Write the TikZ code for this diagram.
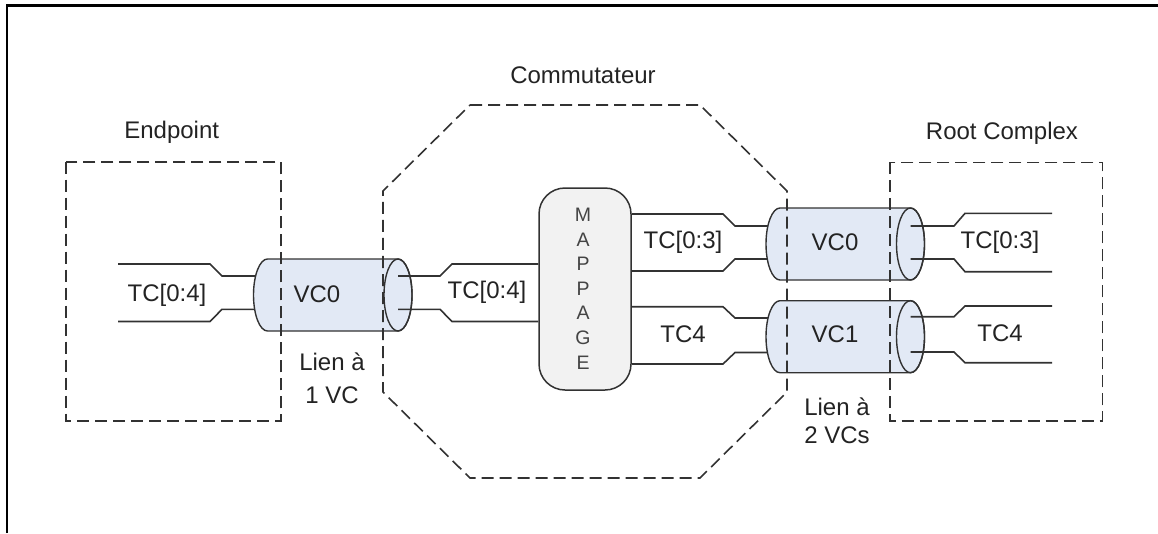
\documentclass[tikz,border=0pt]{standalone}
\usepackage{fontspec}
\setmainfont{Liberation Sans}
\definecolor{linec}{RGB}{50,50,50}
\definecolor{textc}{RGB}{35,35,35}
\definecolor{cylfill}{RGB}{226,233,245}
\definecolor{mapfill}{RGB}{242,242,242}
\newcommand\mycyl[4]{% name, xL, xR, cy
  \path[cylstyle] (#2,#4-36) -- (#3,#4-36)
    arc[start angle=-90,end angle=90,x radius=14,y radius=36]
    -- (#2,#4+36)
    arc[start angle=90,end angle=270,x radius=14,y radius=36] -- cycle;
  \draw[linec,line width=1.4pt] (#3,#4) ellipse[x radius=14,y radius=36];
  \coordinate (#1L) at (#2,#4);
  \coordinate (#1R) at (#3,#4);}
\begin{document}
\begin{tikzpicture}[x=1pt,y=-1pt,
  lin/.style={draw=linec,line width=1.6pt},
  dsh/.style={draw=linec,line width=1.6pt,dash pattern=on 12pt off 6pt},
  lbl/.style={text=textc,font=\fontsize{24}{27}\selectfont,inner sep=0pt},
  cylstyle/.style={fill=cylfill,draw=linec,line width=1.4pt}]
\useasboundingbox (0,0) rectangle (1158,533);
% frame
\draw[black,line width=2.2pt] (7.3,533) -- (7.3,5.5) -- (1158,5.5);

% incoming lines (drawn under cylinders)
\coordinate (ea) at (118,264);
\coordinate (eb) at (118,321.5);
\draw[lin] (ea) -- (210,264) -- (222,276) -- (267.5,276);
\draw[lin] (eb) -- (210,321.5) -- (222,309.3) -- (267.5,309.3);

% mappage box
\node[draw=linec,fill=mapfill,line width=1.5pt,rounded corners=26pt,
  minimum width=92pt,minimum height=202pt,inner sep=0pt] (map) at (585,289) {};
\node[text=textc!85!white,font=\fontsize{19.5}{24.6}\selectfont,align=center,inner sep=0pt]
  (maptxt) at (583,288.5) {M\\A\\P\\P\\A\\G\\E};

% lines map -> right cylinders (under cylinders)
\draw[lin] (map.east |- 0,214) -- (723,214) -- (735,226) -- (780,226);
\draw[lin] (map.east |- 0,271) -- (723,271) -- (735,259) -- (780,259);
\draw[lin] (map.east |- 0,306.7) -- (723,306.7) -- (735,318) -- (780,318);
\draw[lin] (map.east |- 0,364) -- (723,364) -- (735,352.5) -- (780,352.5);

% cylinders
\mycyl{ca}{267.5}{398}{295}
\mycyl{cb}{780}{910.5}{244}
\mycyl{cc}{780}{910.5}{336.7}

% outgoing lines
\draw[lin] (caR |- 0,276) -- (440,276) -- (452,264) -- (map.west |- 0,264);
\draw[lin] (caR |- 0,309.3) -- (440,309.3) -- (452,321.5) -- (map.west |- 0,321.5);
\draw[lin] (cbR |- 0,226) -- (954,226) -- (965,213.3) -- (1052,213.3);
\draw[lin] (cbR |- 0,259) -- (954,259) -- (965,271.7) -- (1052,271.7);
\draw[lin] (ccR |- 0,316.7) -- (954,316.7) -- (965,306) -- (1052,306);
\draw[lin] (ccR |- 0,352) -- (954,352) -- (965,362.7) -- (1052,362.7);

% dashed containers
\draw[dsh] (66,161.7) rectangle (280.7,420.7);
\draw[dsh] (890,162.3) rectangle (1102.3,420.7);
\draw[dsh] (470,105) -- (700,105) -- (787,191) -- (787,392) -- (700,478)
  -- (470,478) -- (383,392) -- (383,191) -- cycle;

% labels
\node[lbl] (tEnd) at (171.7,132.7) {Endpoint};
\node[lbl] (tCom) at (583,75) {Commutateur};
\node[lbl] (tRoot) at (1002,133) {Root Complex};
\node[lbl] (t1) at (167,295) {TC[0:4]};
\node[lbl] (t2) at (317,294) {VC0};
\node[lbl] (t3) at (487,292) {TC[0:4]};
\node[lbl] (t4) at (683,242) {TC[0:3]};
\node[lbl] (t5) at (683,334) {TC4};
\node[lbl] (t6) at (835,242) {VC0};
\node[lbl] (t7) at (835,334) {VC1};
\node[lbl] (t8) at (1000,242) {TC[0:3]};
\node[lbl] (t9) at (1000,333) {TC4};
\node[lbl] (l1a) at (332,362) {Lien à};
\node[lbl] (l1b) at (332,395) {1 VC};
\node[lbl] (l2a) at (837,406.7) {Lien à};
\node[lbl] (l2b) at (837,435) {2 VCs};
\end{tikzpicture}
\end{document}
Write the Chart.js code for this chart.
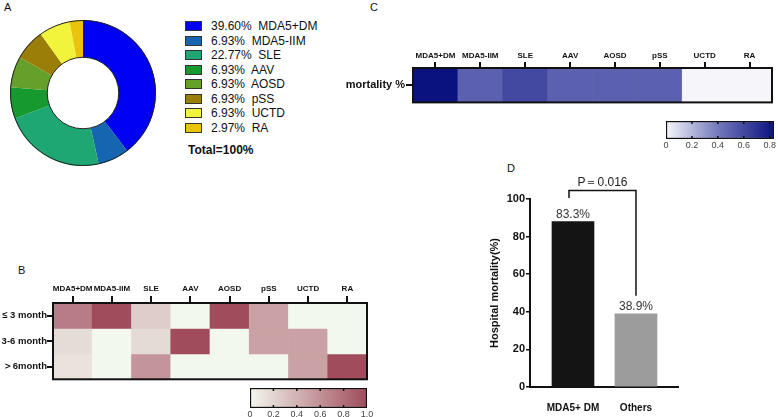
<!doctype html>
<html>
<head>
<meta charset="utf-8">
<title>Mortality panels</title>
<script src="https://cdn.jsdelivr.net/npm/chart.js@4.4.1/dist/chart.umd.min.js"></script>
<style>
	body { margin: 0; width: 778px; height: 417px; position: relative; overflow: hidden; background: #fff;
		font-family: 'Liberation Sans', Arial, sans-serif; color: #111; }
	canvas, .letter, #legendA, #totalA { position: absolute; }
	.letter { font-size: 11px; line-height: 11px; }
	#legendA { left: 185px; top: 19px; font-size: 12px; }
	#legendA .row { position: relative; height: 14.5px; line-height: 14.5px; white-space: pre; }
	#legendA .box { position: absolute; left: 0; top: 2px; width: 17px; height: 10px; border: 1px solid #333; box-sizing: border-box; }
	#legendA .txt { position: absolute; left: 26px; top: 0; }
	#totalA { left: 188px; top: 143px; font-size: 12px; line-height: 14px; font-weight: bold; }
</style>
</head>
<body>
	<div class="letter" style="left:4px;top:2px">A</div>
	<div class="letter" style="left:370px;top:2px">C</div>
	<div class="letter" style="left:18px;top:265px">B</div>
	<div class="letter" style="left:507px;top:163px">D</div>

	<canvas id="donut" width="146" height="146" style="left:10px;top:20px"></canvas>
	<div id="legendA"></div>
	<div id="totalA">Total=100%</div>

	<canvas id="heatC" width="448" height="70" style="left:330px;top:40px"></canvas>
	<canvas id="barC" width="124" height="40" style="left:654px;top:116px"></canvas>

	<canvas id="heatB" width="380" height="115" style="left:0px;top:270px"></canvas>
	<canvas id="barB" width="140" height="34" style="left:238px;top:383px"></canvas>

	<canvas id="chartD" width="225" height="257" style="left:470px;top:160px"></canvas>

	<script>
		// panel A
		const diseases = ['MDA5+DM', 'MDA5-IIM', 'SLE', 'AAV', 'AOSD', 'pSS', 'UCTD', 'RA'];
		const shares = [39.60, 6.93, 22.77, 6.93, 6.93, 6.93, 6.93, 2.97];
		const shareColors = ['#0000F2', '#1665B1', '#1EA773', '#16992F', '#64A02A', '#9A7E07', '#F2F43C', '#EAC30C'];

		// panel C
		const mortality = [0.833, 0.5, 0.6, 0.5, 0.5, 0.5, 0, 0];
		const mortalityTicks = [0, 0.2, 0.4, 0.6, 0.8];

		// panel B (fraction of deaths by time from onset)
		const timeRows = ['≤ 3 month', '3-6 month', '＞6month'];
		const within3 = [0.72, 1, 0.25, 0, 1, 0.5, 0, 0];
		const from3to6 = [0.16, 0, 0.17, 1, 0, 0.5, 0.5, 0];
		const over6 = [0.12, 0, 0.58, 0, 0, 0, 0.5, 1];
		const fractionTicks = [0, 0.2, 0.4, 0.6, 0.8, 1.0];

		// panel D
		const groups = ['MDA5+ DM', 'Others'];
		const hospitalMortality = [88, 38.9];
		const barLabels = ['83.3%', '38.9%'];
		const percentTicks = [0, 20, 40, 60, 80, 100];
		const pText = 'P＝0.016';

		Chart.defaults.font.family = "'Liberation Sans', Arial, sans-serif";
		Chart.defaults.color = '#111';
		Chart.defaults.animation = false;
		Chart.defaults.responsive = false;
		Chart.defaults.plugins.legend.display = false;
		Chart.defaults.plugins.tooltip.enabled = false;

		const blueStops = [[0, [246, 246, 250]], [0.4, [116, 121, 189]], [0.833, [10, 18, 128]]];
		const redStops = [[0, [243, 248, 238]], [1, [160, 76, 92]]];

		function colorAt(stops, v) {
			if (v <= stops[0][0]) return 'rgb(' + stops[0][1].join(',') + ')';
			for (let i = 1; i < stops.length; i++) {
				if (v <= stops[i][0]) {
					const t = (v - stops[i - 1][0]) / (stops[i][0] - stops[i - 1][0]);
					const c = stops[i][1].map((x, k) => Math.round(stops[i - 1][1][k] + (x - stops[i - 1][1][k]) * t));
					return 'rgb(' + c.join(',') + ')';
				}
			}
			return 'rgb(' + stops[stops.length - 1][1].join(',') + ')';
		}

		// ---------- A: doughnut ----------
		const ringOutline = {
			id: 'ringOutline',
			afterDatasetsDraw(chart) {
				const arc = chart.getDatasetMeta(0).data[0];
				const ctx = chart.ctx;
				ctx.save();
				ctx.strokeStyle = '#222';
				ctx.lineWidth = 1;
				ctx.beginPath();
				ctx.arc(arc.x, arc.y, arc.outerRadius - 0.5, 0, Math.PI * 2);
				ctx.stroke();
				ctx.beginPath();
				ctx.arc(arc.x, arc.y, arc.innerRadius, 0, Math.PI * 2);
				ctx.stroke();
				ctx.restore();
			}
		};

		new Chart(document.getElementById('donut'), {
			type: 'doughnut',
			data: {
				labels: diseases,
				datasets: [{ data: shares, backgroundColor: shareColors, borderWidth: 0 }]
			},
			options: { cutout: '49%' },
			plugins: [ringOutline]
		});

		const legendA = document.getElementById('legendA');
		diseases.forEach((name, i) => {
			const row = document.createElement('div');
			row.className = 'row';
			row.innerHTML = '<span class="box" style="background:' + shareColors[i] + '"></span>' +
				'<span class="txt">' + shares[i].toFixed(2) + '%  ' + name + '</span>';
			legendA.appendChild(row);
		});

		// ---------- heatmaps (B, C) ----------
		const boxOutline = {
			id: 'boxOutline',
			afterDatasetsDraw(chart) {
				const a = chart.chartArea;
				const ctx = chart.ctx;
				ctx.save();
				ctx.strokeStyle = '#111';
				ctx.lineWidth = 2;
				ctx.strokeRect(a.left, a.top, a.right - a.left, a.bottom - a.top);
				ctx.restore();
			}
		};

		function heatmap(id, rows, rowLabels, stops, sizes) {
			return new Chart(document.getElementById(id), {
				type: 'bar',
				data: {
					labels: diseases,
					datasets: rows.map((vals, i) => ({
						label: rowLabels[i],
						data: vals.map(() => 1),
						backgroundColor: vals.map(v => colorAt(stops, v)),
						borderWidth: 0,
						barPercentage: 1,
						categoryPercentage: 1
					}))
				},
				options: {
					layout: { padding: sizes.padding },
					scales: {
						x: {
							position: 'top',
							stacked: true,
							ticks: { font: { size: 8, weight: 'bold' }, padding: sizes.xPad, maxRotation: 0, autoSkip: false },
							grid: { offset: false, drawOnChartArea: false, tickLength: sizes.xTick, color: '#111', lineWidth: 2 },
							border: { display: false },
							afterFit: s => { s.height = sizes.top; }
						},
						y: {
							stacked: true,
							reverse: true,
							min: 0,
							max: rows.length,
							afterBuildTicks: s => { s.ticks = rowLabels.map((r, i) => ({ value: i + 0.5 })); },
							ticks: { callback: (v, i) => rowLabels[i], font: { size: sizes.yFont, weight: 'bold' }, padding: sizes.yPad },
							grid: { drawOnChartArea: false, tickLength: sizes.yTick, color: '#111', lineWidth: 2 },
							border: { display: false },
							afterFit: s => { s.width = sizes.left; }
						}
					}
				},
				plugins: [boxOutline]
			});
		}

		heatmap('heatC', [mortality], ['mortality %'], blueStops,
			{ padding: { right: 6, bottom: 7 }, top: 28, left: 83, xTick: 6, xPad: 1, yTick: 7, yFont: 11, yPad: 1 });
		heatmap('heatB', [within3, from3to6, over6], timeRows, redStops,
			{ padding: { right: 13, bottom: 5 }, top: 33, left: 53, xTick: 7, xPad: 2, yTick: 6, yFont: 9.5, yPad: 0 });

		// ---------- colour scales ----------
		const notches = {
			id: 'notches',
			afterDatasetsDraw(chart) {
				const a = chart.chartArea;
				const sx = chart.scales.x;
				const ctx = chart.ctx;
				ctx.save();
				ctx.strokeStyle = '#111';
				ctx.lineWidth = 1.5;
				sx.ticks.slice(1).forEach(t => {
					const px = sx.getPixelForValue(t.value);
					if (px >= a.right - 2) return;
					ctx.beginPath();
					ctx.moveTo(px, a.top); ctx.lineTo(px, a.top + 3);
					ctx.moveTo(px, a.bottom); ctx.lineTo(px, a.bottom - 3);
					ctx.stroke();
				});
				ctx.restore();
			}
		};

		function colorScale(id, stops, maxVal, tickVals, padding, axisHeight, fontSize) {
			return new Chart(document.getElementById(id), {
				type: 'bar',
				data: {
					labels: ['scale'],
					datasets: [{
						data: [[0, maxVal]],
						backgroundColor(c) {
							const a = c.chart.chartArea;
							if (!a) return null;
							const g = c.chart.ctx.createLinearGradient(a.left, 0, a.right, 0);
							stops.forEach(s => g.addColorStop(Math.min(s[0] / maxVal, 1), colorAt(stops, s[0])));
							return g;
						},
						borderColor: '#111',
						borderWidth: 1.5,
						borderSkipped: false,
						barPercentage: 1,
						categoryPercentage: 1
					}]
				},
				options: {
					indexAxis: 'y',
					layout: { padding },
					scales: {
						x: {
							min: 0,
							max: maxVal,
							afterBuildTicks: s => { s.ticks = tickVals.map(v => ({ value: v })); },
							ticks: { font: { size: fontSize }, color: '#444', padding: 1, maxRotation: 0, autoSkip: false,
								callback: v => (v === 0 ? '0' : (tickVals.includes(1.0) ? v.toFixed(1) : String(v))) },
							grid: { display: false, drawTicks: false },
							border: { display: false },
							afterFit: s => { s.height = axisHeight; }
						},
						y: { display: false }
					}
				},
				plugins: [notches]
			});
		}

		colorScale('barC', blueStops, 0.833, mortalityTicks, { left: 12, top: 5, right: 4 }, 17, 9);
		colorScale('barB', redStops, 1, fractionTicks, { left: 12, top: 5, right: 11 }, 9, 9);

		// ---------- D: bar chart ----------
		const barAnnotations = {
			id: 'barAnnotations',
			afterDatasetsDraw(chart) {
				const ctx = chart.ctx;
				const ys = chart.scales.y;
				const bars = chart.getDatasetMeta(0).data;
				ctx.save();
				ctx.fillStyle = '#333';
				ctx.font = "12px 'Liberation Sans', Arial, sans-serif";
				ctx.textAlign = 'center';
				ctx.textBaseline = 'middle';
				bars.forEach((b, i) => ctx.fillText(barLabels[i], b.x, b.y - 7));

				// significance bracket
				const x1 = bars[0].x - 4;
				const x2 = bars[1].x;
				const yTop = ys.getPixelForValue(104.5);
				ctx.strokeStyle = '#111';
				ctx.lineWidth = 1.5;
				ctx.beginPath();
				ctx.moveTo(x1, ys.getPixelForValue(100.5));
				ctx.lineTo(x1, yTop);
				ctx.lineTo(x2, yTop);
				ctx.lineTo(x2, ys.getPixelForValue(48.5));
				ctx.stroke();
				ctx.fillStyle = '#222';
				ctx.fillText(pText, (x1 + x2) / 2, ys.getPixelForValue(108.5));
				ctx.restore();
			}
		};

		new Chart(document.getElementById('chartD'), {
			type: 'bar',
			data: {
				datasets: [{
					data: groups.map((g, i) => ({ x: i + 1, y: hospitalMortality[i] })),
					backgroundColor: ['#141414', '#9C9C9C'],
					barThickness: 42
				}]
			},
			options: {
				layout: { padding: { top: 39, right: 17 } },
				scales: {
					x: {
						type: 'linear',
						min: 0.3175,
						max: 2.667,
						offset: false,
						afterBuildTicks: s => { s.ticks = groups.map((g, i) => ({ value: i + 1 })); },
						ticks: { callback: (v, i) => groups[i], font: { size: 10, weight: 'bold' }, padding: 15, maxRotation: 0, autoSkip: false },
						grid: { display: false, drawTicks: false },
						border: { color: '#111', width: 2 },
						afterFit: s => { s.height = 30; }
					},
					y: {
						min: 0,
						max: 100,
						afterBuildTicks: s => { s.ticks = percentTicks.map(v => ({ value: v })); },
						ticks: { font: { size: 11, weight: 'bold' }, padding: 1 },
						grid: { drawOnChartArea: false, tickLength: 4, color: '#111', lineWidth: 1.5 },
						border: { color: '#111', width: 2 },
						title: { display: true, text: 'Hospital mortality(%)', font: { size: 11, weight: 'bold' }, padding: { top: 18, bottom: 0 } },
						afterFit: s => { s.width = 60; }
					}
				}
			},
			plugins: [barAnnotations]
		});
	</script>
</body>
</html>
++++++++
Leave out any pictures and return exactly the lines from the beginning of the data through the line with "(222,309.3) -- (267.5,309.3);", inclusive.

Write the TikZ code for this diagram.
\documentclass[tikz,border=0pt]{standalone}
\usepackage{fontspec}
\setmainfont{Liberation Sans}
\definecolor{linec}{RGB}{50,50,50}
\definecolor{textc}{RGB}{35,35,35}
\definecolor{cylfill}{RGB}{226,233,245}
\definecolor{mapfill}{RGB}{242,242,242}
\newcommand\mycyl[4]{% name, xL, xR, cy
  \path[cylstyle] (#2,#4-36) -- (#3,#4-36)
    arc[start angle=-90,end angle=90,x radius=14,y radius=36]
    -- (#2,#4+36)
    arc[start angle=90,end angle=270,x radius=14,y radius=36] -- cycle;
  \draw[linec,line width=1.4pt] (#3,#4) ellipse[x radius=14,y radius=36];
  \coordinate (#1L) at (#2,#4);
  \coordinate (#1R) at (#3,#4);}
\begin{document}
\begin{tikzpicture}[x=1pt,y=-1pt,
  lin/.style={draw=linec,line width=1.6pt},
  dsh/.style={draw=linec,line width=1.6pt,dash pattern=on 12pt off 6pt},
  lbl/.style={text=textc,font=\fontsize{24}{27}\selectfont,inner sep=0pt},
  cylstyle/.style={fill=cylfill,draw=linec,line width=1.4pt}]
\useasboundingbox (0,0) rectangle (1158,533);
% frame
\draw[black,line width=2.2pt] (7.3,533) -- (7.3,5.5) -- (1158,5.5);

% incoming lines (drawn under cylinders)
\coordinate (ea) at (118,264);
\coordinate (eb) at (118,321.5);
\draw[lin] (ea) -- (210,264) -- (222,276) -- (267.5,276);
\draw[lin] (eb) -- (210,321.5) -- (222,309.3) -- (267.5,309.3);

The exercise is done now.